= Graduated payment mortgage loan =

Type of mortgage

A graduated payment mortgage loan (GPM) is a mortgage with low initial monthly payments which gradually increase over a specified time frame. These plans are mostly geared towards young people who cannot afford large payments now, but can realistically expect to raise their incomes in the future. For instance a medical student who is just about to finish medical school might not have the financial capability to pay for a mortgage loan, but once graduated, it is more than probable to be earning a high income. It is a form of negative amortization loan.

==Mechanism==
GPMs are presently only readily available in the United States for mortgages insured by the Federal Housing Administration. Over a period of time, typically 5 to 15 years, the monthly FHA mortgage payments increase every year according to a predetermined percentage. For instance, a borrower may have a 30-year graduated payment mortgage with monthly payments that increase by 7% every year for five years. At the end of five years, the increases stop.
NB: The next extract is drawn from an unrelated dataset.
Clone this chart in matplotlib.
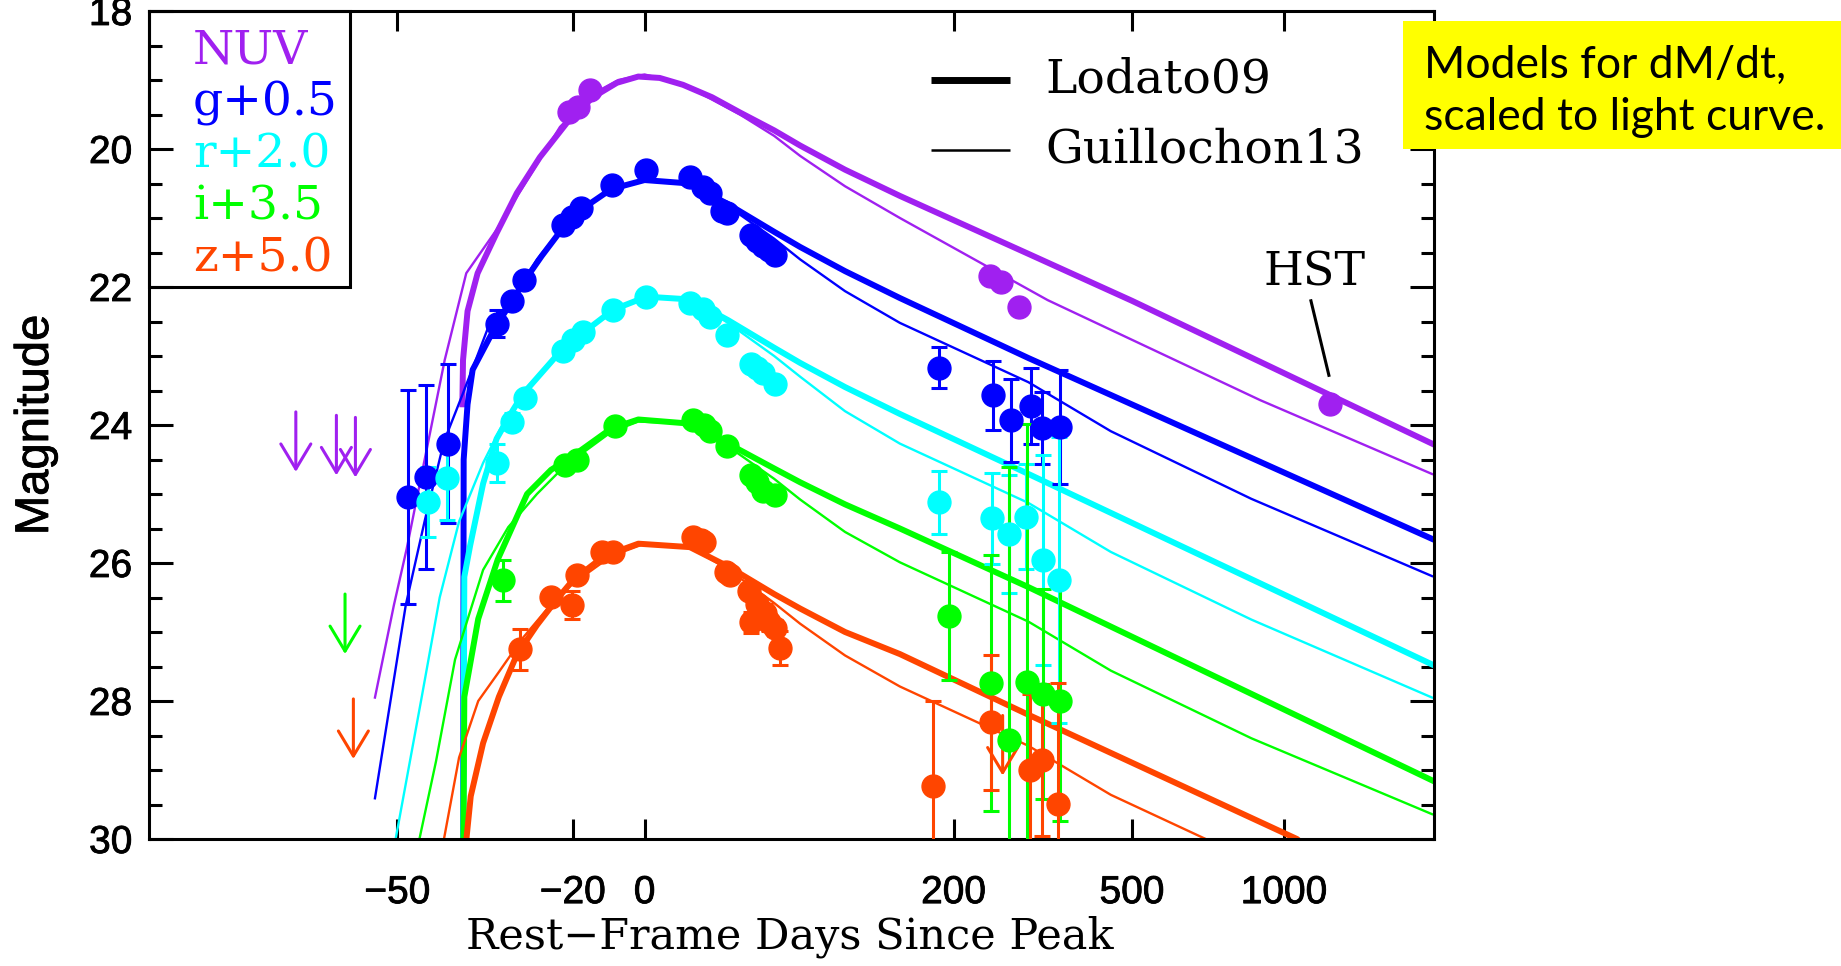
import numpy as np
import matplotlib
matplotlib.use('Agg')
import matplotlib.pyplot as plt
import matplotlib.patheffects as pe
from matplotlib.patches import Rectangle
from matplotlib.ticker import MultipleLocator, FixedLocator

# zero point (days before peak) of the log time axis
T0 = 78.5

# ---------------- model curves: Lodato09 (thick) ----------------
t_lod_nuv = [-41.3, -41.2, -40.5, -38.9, -35.7, -32.0, -27.4, -21.4, -15.0, -8.4, -2.0, 5.0, 13.4, 25, 37.5, 55, 70, 100, 145, 300, 500, 1900]
m_lod_nuv = [23.7, 23.06, 22.35, 21.80, 21.22, 20.64, 20.12, 19.62, 19.25, 19.04, 18.95, 18.97, 19.07, 19.25, 19.47, 19.73, 19.95, 20.3, 20.68, 21.52, 22.2, 24.27]

t_lod_g = [-41.2, -41.1, -40.5, -39.7, -37.0, -35.7, -33.0, -30.6, -27.0, -22.4, -18.0, -10.0, 0.0, 16, 32, 55, 70, 100, 145, 300, 1900]
m_lod_g = [31.0, 24.5, 23.7, 23.2, 22.75, 22.55, 22.22, 21.92, 21.55, 21.15, 20.88, 20.58, 20.45, 20.5, 20.8, 21.2, 21.42, 21.77, 22.16, 23.03, 25.65]

t_lod_r = [-41.2, -41.0, -40.1, -38.0, -35.7, -32.7, -30.8, -23.0, -18.3, -9.5, 0.6, 16, 32, 55, 70, 100, 145, 300, 1900]
m_lod_r = [31.0, 26.2, 25.75, 24.85, 24.2, 23.78, 23.55, 22.94, 22.70, 22.33, 22.14, 22.18, 22.48, 22.88, 23.1, 23.45, 23.84, 24.71, 27.47]

t_lod_i = [-41.2, -41.0, -38.8, -35.5, -30.0, -25.0, -20.0, -10.0, -2.0, 16, 32, 55, 70, 100, 145, 300, 1900]
m_lod_i = [31.0, 27.94, 26.81, 25.95, 25.0, 24.65, 24.45, 24.05, 23.92, 23.98, 24.27, 24.63, 24.83, 25.15, 25.5, 26.35, 29.15]

t_lod_z = [-41.0, -40.0, -38.0, -35.3, -32.0, -28.0, -24.0, -20.0, -12.0, -2.0, 16, 32, 55, 70, 100, 145, 300, 1059, 1300]
m_lod_z = [30.3, 29.38, 28.61, 27.94, 27.33, 26.9, 26.55, 26.25, 25.9, 25.72, 25.77, 26.05, 26.45, 26.66, 27.0, 27.32, 28.2, 30.0, 30.6]

# ---------------- model curves: Guillochon13 (thin) ----------------
t_gui_nuv = [-52.5, -50.4, -48.9, -43.9, -40.7, -35.7, -28.7, -23.0, -15, -8, 0, 13, 37.5, 55, 70, 100, 145, 331, 900, 1900]
m_gui_nuv = [27.95, 26.61, 25.8, 23.06, 21.80, 21.17, 20.30, 19.68, 19.2, 19.0, 18.92, 19.05, 19.5, 19.81, 20.1, 20.54, 21.0, 22.19, 23.64, 24.71]

t_gui_g = [-52.5, -49.0, -46.6, -44.0, -41.2, -36.9, -33, -28, -20, -10, 0, 16, 32, 55, 70, 100, 145, 300, 452, 865, 1900]
m_gui_g = [29.41, 26.61, 25.38, 24.24, 23.54, 22.53, 22.2, 21.6, 20.95, 20.6, 20.45, 20.5, 20.83, 21.3, 21.6, 22.06, 22.52, 23.38, 24.09, 25.07, 26.19]

t_gui_r = [-50.2, -47.1, -44.6, -41.8, -38, -35, -30, -23, -10, 0, 16, 32, 55, 70, 100, 145, 300, 452, 865, 1900]
m_gui_r = [30.0, 28.0, 26.5, 25.4, 24.55, 24.05, 23.45, 22.95, 22.35, 22.15, 22.18, 22.52, 23.0, 23.3, 23.8, 24.27, 25.13, 25.84, 26.82, 27.95]

t_gui_i = [-47.3, -45.1, -42.4, -38.0, -33.6, -28, -22, -10, -2, 16, 32, 55, 70, 100, 145, 300, 452, 865, 1900]
m_gui_i = [30.0, 28.87, 27.4, 26.1, 25.48, 25.0, 24.6, 24.1, 23.95, 23.98, 24.31, 24.78, 25.08, 25.55, 25.99, 26.85, 27.56, 28.54, 29.64]

t_gui_z = [-44.0, -41.8, -38.8, -35.3, -31, -25, -20, -10, 0, 16, 32, 55, 70, 100, 145, 300, 452, 704, 800]
m_gui_z = [30.0, 28.82, 28.0, 27.58, 27.1, 26.6, 26.3, 25.9, 25.72, 25.77, 26.09, 26.58, 26.88, 27.34, 27.79, 28.65, 29.36, 30.0, 30.2]

# ---------------- photometry ----------------
t_nuv = [-21.0, -18.7, -15.8, 244.3, 260.2, 286.3, 1222]
m_nuv = [19.46, 19.39, 19.15, 21.84, 21.93, 22.29, 23.70]
e_nuv = [0.05, 0.05, 0.05, 0.08, 0.08, 0.1, 0.08]

t_g = [-48.7, -46.4, -43.4, -35.7, -33.0, -30.6, -22.4, -20.3, -17.9, -9.9, 0.6, 16.0, 21.3, 24.1, 29.3, 31.4,
       43.0, 46.0, 49.1, 52.2, 55.3, 183.5, 248.8, 273.3, 303.5, 322, 352.1]
m_g = [25.04, 24.75, 24.27, 22.53, 22.21, 21.90, 21.10, 20.98, 20.86, 20.52, 20.30, 20.40, 20.55, 20.64, 20.90, 20.93,
       21.24, 21.33, 21.40, 21.46, 21.54, 23.17, 23.57, 23.93, 23.73, 24.04, 24.03]
e_g = [1.55, 1.33, 1.15, 0.2, 0.08, 0.05, 0.05, 0.05, 0.05, 0.05, 0.05, 0.05, 0.05, 0.05, 0.05, 0.05,
       0.05, 0.05, 0.05, 0.05, 0.05, 0.3, 0.5, 0.6, 0.55, 0.52, 0.82]

t_r = [-46.2, -43.6, -35.7, -33.0, -30.5, -22.4, -19.9, -17.5, -9.5, 0.6, 16.0, 21.3, 24.1, 31.4, 43.0, 46.0,
       49.1, 55.3, 183.5, 247.4, 271.7, 296.9, 323.8, 350]
m_r = [25.12, 24.77, 24.55, 23.95, 23.61, 22.93, 22.77, 22.65, 22.33, 22.14, 22.23, 22.32, 22.44, 22.69, 23.11, 23.17,
       23.25, 23.40, 25.12, 25.35, 25.58, 25.33, 25.96, 26.25]
e_r = [0.51, 0.6, 0.28, 0.12, 0.05, 0.05, 0.05, 0.05, 0.05, 0.05, 0.05, 0.05, 0.05, 0.05, 0.08, 0.08,
       0.08, 0.08, 0.46, 0.66, 0.85, 0.76, 1.52, 2.07]

t_i = [-34.5, -21.9, -19.1, -9.0, 17.1, 21.8, 24.2, 31.4, 43.0, 46.0, 49.1, 55.3, 195, 246.6, 270.7, 298, 323.2, 352.1]
m_i = [26.25, 24.58, 24.51, 24.02, 23.93, 24.00, 24.08, 24.31, 24.73, 24.82, 24.95, 25.02, 26.77, 27.74, 28.57, 27.72, 27.90, 28.0]
e_i = [0.3, 0.05, 0.05, 0.05, 0.05, 0.05, 0.05, 0.05, 0.08, 0.08, 0.08, 0.08, 0.93, 1.85, 3.96, 3.73, 1.52, 1.74]

t_z = [-31.3, -24.9, -20.3, -18.9, -12.5, -9.6, 17.1, 20.4, 21.8, 30.9, 33.0, 41.9, 43.0, 46.0, 50.3, 52.2, 55.3, 58.0,
       177.8, 246.6, 302.3, 322, 348.8]
m_z = [27.25, 26.49, 26.61, 26.18, 25.84, 25.84, 25.63, 25.67, 25.70, 26.13, 26.18, 26.40, 26.86, 26.60, 26.72, 26.86, 26.94, 27.23,
       29.23, 28.31, 29.0, 28.85, 29.49]
e_z = [0.3, 0.1, 0.2, 0.1, 0.08, 0.08, 0.05, 0.05, 0.05, 0.08, 0.08, 0.1, 0.15, 0.1, 0.12, 0.12, 0.12, 0.25,
       1.23, 0.98, 1.1, 1.1, 1.75]

# upper limits (arrows)
t_lim_nuv = [-59.7, -56.3, -54.5]
m_lim_nuv = [23.81, 23.86, 23.89]
t_lim_i = [-55.5]
m_lim_i = [26.45]
t_lim_z = [-54.7, 262]
m_lim_z = [27.97, 28.21]

# HST label
t_hst_line = [1126, 1218]
m_hst_line = [22.2, 23.28]

band_names = ['NUV', 'g+0.5', 'r+2.0', 'i+3.5', 'z+5.0']
band_colors = ['#A020F0', '#0000FF', '#00FFFF', '#00FF00', '#FF4500']

# ---------------- figure ----------------
W, H = 1841, 966
fig = plt.figure(figsize=(W / 100, H / 100), dpi=100)
AX_L, AX_R, AX_T, AX_B = 149, 1434, 11, 839
ax = fig.add_axes([AX_L / W, 1 - AX_B / H, (AX_R - AX_L) / W, (AX_B - AX_T) / H])


def fwd(t):
    return np.log10(np.maximum(np.asarray(t, dtype=float) + T0, 1e-6))


def inv(x):
    return 10 ** np.asarray(x, dtype=float) - T0


ax.set_xscale('function', functions=(fwd, inv))
ax.set_xlim(-68.2, 1916)
ax.set_ylim(30, 18)

sans = ['Liberation Sans', 'DejaVu Sans']
serif = ['DejaVu Serif']
heavy = [pe.withStroke(linewidth=0.6, foreground='black')]

THICK, THIN = 4.3, 1.7
lod = [(t_lod_nuv, m_lod_nuv), (t_lod_g, m_lod_g), (t_lod_r, m_lod_r), (t_lod_i, m_lod_i), (t_lod_z, m_lod_z)]
gui = [(t_gui_nuv, m_gui_nuv), (t_gui_g, m_gui_g), (t_gui_r, m_gui_r), (t_gui_i, m_gui_i), (t_gui_z, m_gui_z)]
for (tl, ml), (tg, mg), c in zip(lod, gui, band_colors):
    ax.plot(tg, mg, color=c, lw=THIN, zorder=2, solid_joinstyle='round')
    ax.plot(tl, ml, color=c, lw=THICK, zorder=2, solid_joinstyle='round')

phot = [(t_nuv, m_nuv, e_nuv), (t_g, m_g, e_g), (t_r, m_r, e_r), (t_i, m_i, e_i), (t_z, m_z, e_z)]
for (t, m, e), c in zip(phot, band_colors):
    ax.errorbar(t, m, yerr=e, fmt='o', ms=16.5, color=c, mec=c, ecolor=c,
                elinewidth=2.2, capsize=6, capthick=2.2, zorder=3)

ARROW = 0.87
for tl, ml, c in [(t_lim_nuv, m_lim_nuv, band_colors[0]), (t_lim_i, m_lim_i, band_colors[3]),
                  (t_lim_z, m_lim_z, band_colors[4])]:
    for t, m in zip(tl, ml):
        ax.annotate('', xy=(t, m + ARROW), xytext=(t, m),
                    arrowprops=dict(arrowstyle='->,head_length=0.45,head_width=0.27',
                                    lw=2.2, color=c, mutation_scale=40, shrinkA=0, shrinkB=0),
                    zorder=3)

ax.plot(t_hst_line, m_hst_line, color='k', lw=2.2)
ax.text(1146, 21.8, 'HST', family=serif, fontsize=33, ha='center', va='center')

# ticks
ax.xaxis.set_major_locator(FixedLocator([-50, -20, 0, 200, 500, 1000]))
ax.xaxis.set_minor_locator(FixedLocator([]))
ax.set_xticklabels(['\u221250', '\u221220', '0', '200', '500', '1000'])
ax.yaxis.set_major_locator(MultipleLocator(2))
ax.yaxis.set_minor_locator(MultipleLocator(0.5))
ax.tick_params(axis='both', which='both', direction='in', top=True, right=True, width=2.2)
ax.tick_params(axis='x', which='major', length=14.5, pad=26, labelsize=28)
ax.tick_params(axis='y', which='major', length=17, pad=12, labelsize=28)
ax.tick_params(axis='y', which='minor', length=9.5)
for lab in ax.get_xticklabels() + ax.get_yticklabels():
    lab.set_family(sans)
    lab.set_path_effects(heavy)
for s in ax.spines.values():
    s.set_linewidth(2.2)

fig.text(36 / W, 1 - 425 / H, 'Magnitude', rotation=90, ha='center', va='center',
         family=sans, fontsize=34, path_effects=heavy)
fig.text(790 / W, 1 - 937 / H, 'Rest\u2212Frame Days Since Peak', ha='center', va='center',
         family=serif, fontsize=31)


def axfrac(x, y):
    return ((x - AX_L) / (AX_R - AX_L), (AX_B - y) / (AX_B - AX_T))


# band legend box
x0, y0 = axfrac(149, 287)
x1, y1 = axfrac(350, 11)
ax.add_patch(Rectangle((x0, y0), x1 - x0, y1 - y0, transform=ax.transAxes, fill=False,
                       lw=2.2, ec='k', zorder=5, clip_on=False))
for k, (name, c) in enumerate(zip(band_names, band_colors)):
    ax.text(*axfrac(193, 63 + 52 * k), name, transform=ax.transAxes, color=c,
            family=serif, fontsize=34, ha='left', va='baseline', zorder=6)

# model legend
for y, lw, name in [(80, 5.0, 'Lodato09'), (150, 1.8, 'Guillochon13')]:
    xa, ya = axfrac(931, y)
    xb, _ = axfrac(1010, y)
    ax.plot([xa, xb], [ya, ya], transform=ax.transAxes, color='k', lw=lw, solid_capstyle='butt')
    ax.text(*axfrac(1045, y), name, transform=ax.transAxes, family=serif, fontsize=34,
            ha='left', va='center')

# yellow note
fig.patches.append(Rectangle((1403 / W, 1 - 149 / H), (W - 1403) / W, 128 / H,
                             transform=fig.transFigure, fc='#FFFF00', ec='none', zorder=10))
fig.text(1424 / W, 1 - 65 / H, 'Models for dM/dt,', family=['Lato', 'DejaVu Sans'],
         fontsize=32, ha='left', va='center', zorder=11)
fig.text(1424 / W, 1 - 117 / H, 'scaled to light curve.', family=['Lato', 'DejaVu Sans'],
         fontsize=32, ha='left', va='center', zorder=11)

fig.savefig('out.png', dpi=100)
The borrower would then pay this new increased amount monthly for the rest of the 25-year loan term.

==Risk==
The graduated payment mortgage seems to be an attractive option for first-time home buyers or those who currently do not have the resources to afford high monthly home mortgage payments. Even though the amounts of payments are drawn out and scheduled, it requires borrowers to predict their future earnings potential and how much they are able to pay in the future, which may be difficult. If borrowers overestimate their future earning potential they may not be able to keep up with the increased monthly payments.

Even if the graduated payment mortgage lets borrowers save at the present time by paying low monthly amounts, the overall expense of a graduated payment mortgage loan is higher than that of conventional mortgages, especially when negative amortization is involved.